◆ **Work instructions**
Extract, word for word, every line from the one containing "Write a LaTeX" through the one containing "(0,0) rectangle (557,329);", with both end lines kept.

** BEGIN Data lines **

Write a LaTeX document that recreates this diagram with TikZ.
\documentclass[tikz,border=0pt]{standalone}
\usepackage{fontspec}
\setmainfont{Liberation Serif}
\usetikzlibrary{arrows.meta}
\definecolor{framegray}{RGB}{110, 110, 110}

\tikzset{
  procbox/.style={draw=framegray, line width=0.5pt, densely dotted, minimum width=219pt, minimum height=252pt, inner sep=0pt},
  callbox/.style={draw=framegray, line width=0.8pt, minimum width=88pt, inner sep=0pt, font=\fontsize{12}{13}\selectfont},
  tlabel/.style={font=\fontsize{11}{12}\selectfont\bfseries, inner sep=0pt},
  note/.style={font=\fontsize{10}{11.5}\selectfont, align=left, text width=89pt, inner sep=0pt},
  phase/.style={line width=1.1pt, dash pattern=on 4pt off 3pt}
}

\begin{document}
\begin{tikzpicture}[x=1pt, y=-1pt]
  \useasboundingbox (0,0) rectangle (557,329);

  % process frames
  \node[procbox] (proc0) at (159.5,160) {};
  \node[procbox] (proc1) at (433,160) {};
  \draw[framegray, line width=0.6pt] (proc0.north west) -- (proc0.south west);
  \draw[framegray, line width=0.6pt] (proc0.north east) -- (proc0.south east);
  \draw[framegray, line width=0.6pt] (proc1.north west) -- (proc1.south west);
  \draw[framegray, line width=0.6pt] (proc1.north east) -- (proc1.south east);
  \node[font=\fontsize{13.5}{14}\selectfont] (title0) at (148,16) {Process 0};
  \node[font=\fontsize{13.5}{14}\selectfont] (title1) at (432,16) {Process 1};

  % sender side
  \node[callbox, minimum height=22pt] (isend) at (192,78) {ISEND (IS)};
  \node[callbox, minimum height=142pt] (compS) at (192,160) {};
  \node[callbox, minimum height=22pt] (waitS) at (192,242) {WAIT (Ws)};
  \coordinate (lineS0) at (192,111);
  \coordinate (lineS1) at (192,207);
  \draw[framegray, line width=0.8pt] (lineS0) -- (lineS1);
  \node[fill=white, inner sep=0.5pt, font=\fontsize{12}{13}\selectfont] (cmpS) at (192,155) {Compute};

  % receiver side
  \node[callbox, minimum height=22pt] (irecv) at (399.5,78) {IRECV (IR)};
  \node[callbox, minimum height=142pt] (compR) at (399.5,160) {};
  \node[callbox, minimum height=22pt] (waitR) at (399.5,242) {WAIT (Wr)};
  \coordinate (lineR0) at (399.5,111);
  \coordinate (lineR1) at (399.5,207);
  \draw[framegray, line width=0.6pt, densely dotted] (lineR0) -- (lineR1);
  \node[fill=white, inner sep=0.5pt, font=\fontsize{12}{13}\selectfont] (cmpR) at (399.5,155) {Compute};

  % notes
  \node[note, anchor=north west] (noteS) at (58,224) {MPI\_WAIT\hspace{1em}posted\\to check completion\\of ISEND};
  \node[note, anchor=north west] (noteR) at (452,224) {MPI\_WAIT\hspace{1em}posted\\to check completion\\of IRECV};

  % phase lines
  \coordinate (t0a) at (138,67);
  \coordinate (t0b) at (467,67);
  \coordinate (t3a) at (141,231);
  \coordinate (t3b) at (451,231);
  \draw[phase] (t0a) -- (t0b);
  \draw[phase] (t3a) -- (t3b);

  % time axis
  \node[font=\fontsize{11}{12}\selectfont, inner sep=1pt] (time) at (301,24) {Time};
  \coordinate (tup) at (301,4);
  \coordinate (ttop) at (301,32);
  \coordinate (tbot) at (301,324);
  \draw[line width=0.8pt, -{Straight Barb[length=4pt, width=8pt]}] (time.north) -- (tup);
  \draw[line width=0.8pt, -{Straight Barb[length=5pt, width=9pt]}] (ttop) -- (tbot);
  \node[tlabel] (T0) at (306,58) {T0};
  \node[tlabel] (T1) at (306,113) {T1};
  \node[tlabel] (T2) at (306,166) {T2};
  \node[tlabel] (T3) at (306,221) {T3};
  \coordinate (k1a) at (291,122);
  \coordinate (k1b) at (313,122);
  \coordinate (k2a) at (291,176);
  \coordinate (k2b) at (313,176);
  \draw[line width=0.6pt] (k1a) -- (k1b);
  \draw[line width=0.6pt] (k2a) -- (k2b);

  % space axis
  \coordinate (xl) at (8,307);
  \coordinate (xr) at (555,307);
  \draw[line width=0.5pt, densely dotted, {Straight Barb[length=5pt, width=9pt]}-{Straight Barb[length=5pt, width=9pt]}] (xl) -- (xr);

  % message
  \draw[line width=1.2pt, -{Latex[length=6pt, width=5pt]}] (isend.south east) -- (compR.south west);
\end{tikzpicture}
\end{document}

** END Data lines **
** BEGIN Data lines **

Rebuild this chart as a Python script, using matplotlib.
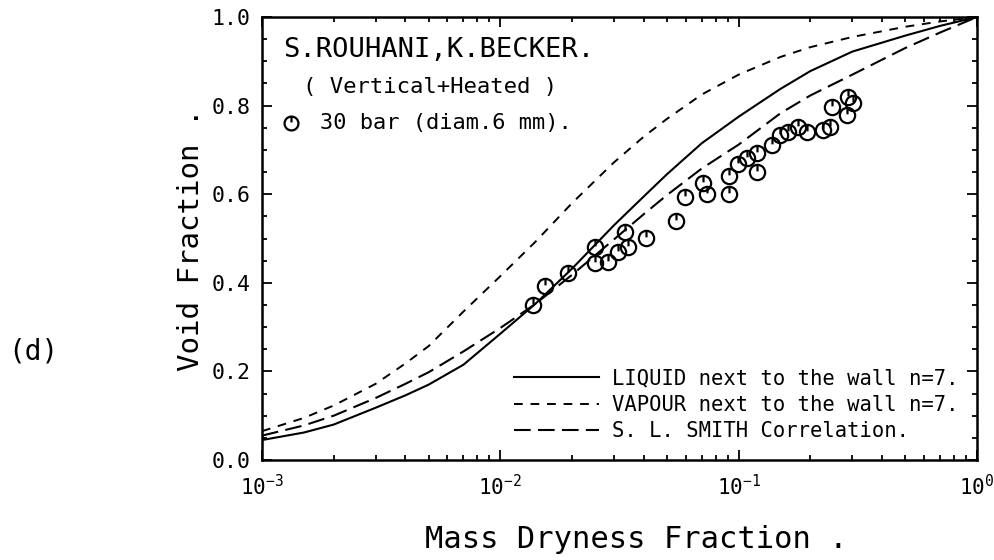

** END Data lines **

◆ **The solution**
Write a LaTeX document that recreates this diagram with TikZ.
\documentclass[tikz,border=0pt]{standalone}
\usepackage{fontspec}
\setmainfont{Liberation Serif}
\usetikzlibrary{arrows.meta}
\definecolor{framegray}{RGB}{110, 110, 110}

\tikzset{
  procbox/.style={draw=framegray, line width=0.5pt, densely dotted, minimum width=219pt, minimum height=252pt, inner sep=0pt},
  callbox/.style={draw=framegray, line width=0.8pt, minimum width=88pt, inner sep=0pt, font=\fontsize{12}{13}\selectfont},
  tlabel/.style={font=\fontsize{11}{12}\selectfont\bfseries, inner sep=0pt},
  note/.style={font=\fontsize{10}{11.5}\selectfont, align=left, text width=89pt, inner sep=0pt},
  phase/.style={line width=1.1pt, dash pattern=on 4pt off 3pt}
}

\begin{document}
\begin{tikzpicture}[x=1pt, y=-1pt]
  \useasboundingbox (0,0) rectangle (557,329);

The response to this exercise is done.